Multi-backend neural network inference for WiFi-based DensePose estimation.

Overview

wifi-densepose-nn provides the inference engine that maps processed WiFi CSI features to DensePose body surface predictions. It supports three backends -- ONNX Runtime (default), PyTorch via tch-rs, and Candle -- so models can run on CPU, CUDA GPU, or TensorRT depending on the deployment target.

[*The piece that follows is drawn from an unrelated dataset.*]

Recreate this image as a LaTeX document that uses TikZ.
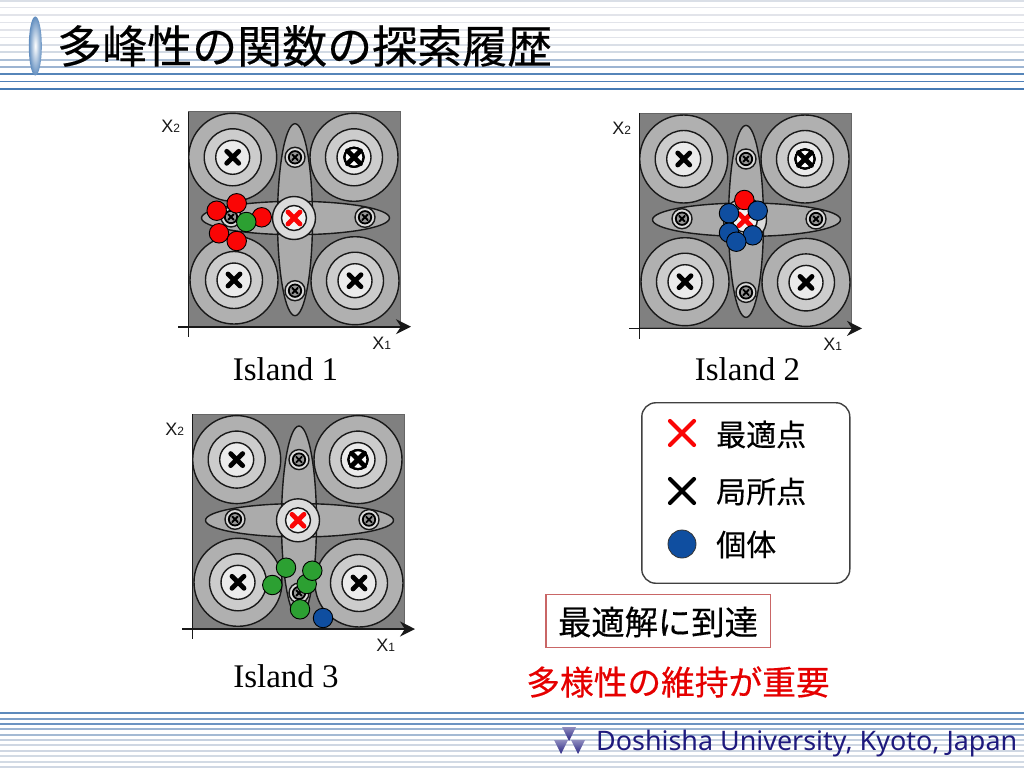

The crate implements two key neural components:

DensePose Head -- Predicts 24 body part segmentation masks and per-part UV coordinate regression.
Modality Translator -- Translates CSI feature embeddings into visual feature space, bridging the domain gap between WiFi signals and image-based pose estimation.

Features

ONNX Runtime backend (default) -- Load and run .onnx models with CPU or GPU execution providers.
PyTorch backend (tch-backend) -- Native PyTorch inference via libtorch FFI.
Candle backend (candle-backend) -- Pure-Rust inference with candle-core and candle-nn.
CUDA acceleration (cuda) -- GPU execution for supported backends.
TensorRT optimization (tensorrt) -- INT8/FP16 optimized inference via ONNX Runtime.
Batched inference -- Process multiple CSI frames in a single forward pass.
Model caching -- Memory-mapped model weights via memmap2.

Feature flags

Flag	Default	Description
`onnx`	yes	ONNX Runtime backend
`tch-backend`	no	PyTorch (tch-rs) backend
`candle-backend`	no	Candle pure-Rust backend
`cuda`	no	CUDA GPU acceleration
`tensorrt`	no	TensorRT via ONNX Runtime
`all-backends`	no	Enable onnx + tch + candle together

Quick Start

use wifi_densepose_nn::{InferenceEngine, DensePoseConfig, OnnxBackend};

// Create inference engine with ONNX backend
let config = DensePoseConfig::default();
let backend = OnnxBackend::from_file("model.onnx")?;
let engine = InferenceEngine::new(backend, config)?;

// Run inference on a CSI feature tensor
let input = ndarray::Array4::zeros((1, 256, 64, 64));
let output = engine.infer(&input)?;

println!("Body parts: {}", output.body_parts.shape()[1]); // 24

Architecture

wifi-densepose-nn/src/
  lib.rs          -- Re-exports, constants (NUM_BODY_PARTS=24), prelude
  densepose.rs    -- DensePoseHead, DensePoseConfig, DensePoseOutput
  inference.rs    -- Backend trait, InferenceEngine, InferenceOptions
  onnx.rs         -- OnnxBackend, OnnxSession (feature-gated)
  tensor.rs       -- Tensor, TensorShape utilities
  translator.rs   -- ModalityTranslator (CSI -> visual space)
  error.rs        -- NnError, NnResult

Crate	Role
`wifi-densepose-core`	Foundation types and `NeuralInference` trait
`wifi-densepose-signal`	Produces CSI features consumed by inference
`wifi-densepose-train`	Trains the models this crate loads
`ort`	ONNX Runtime Rust bindings
`tch`	PyTorch Rust bindings
`candle-core`	Hugging Face pure-Rust ML framework

License

MIT OR Apache-2.0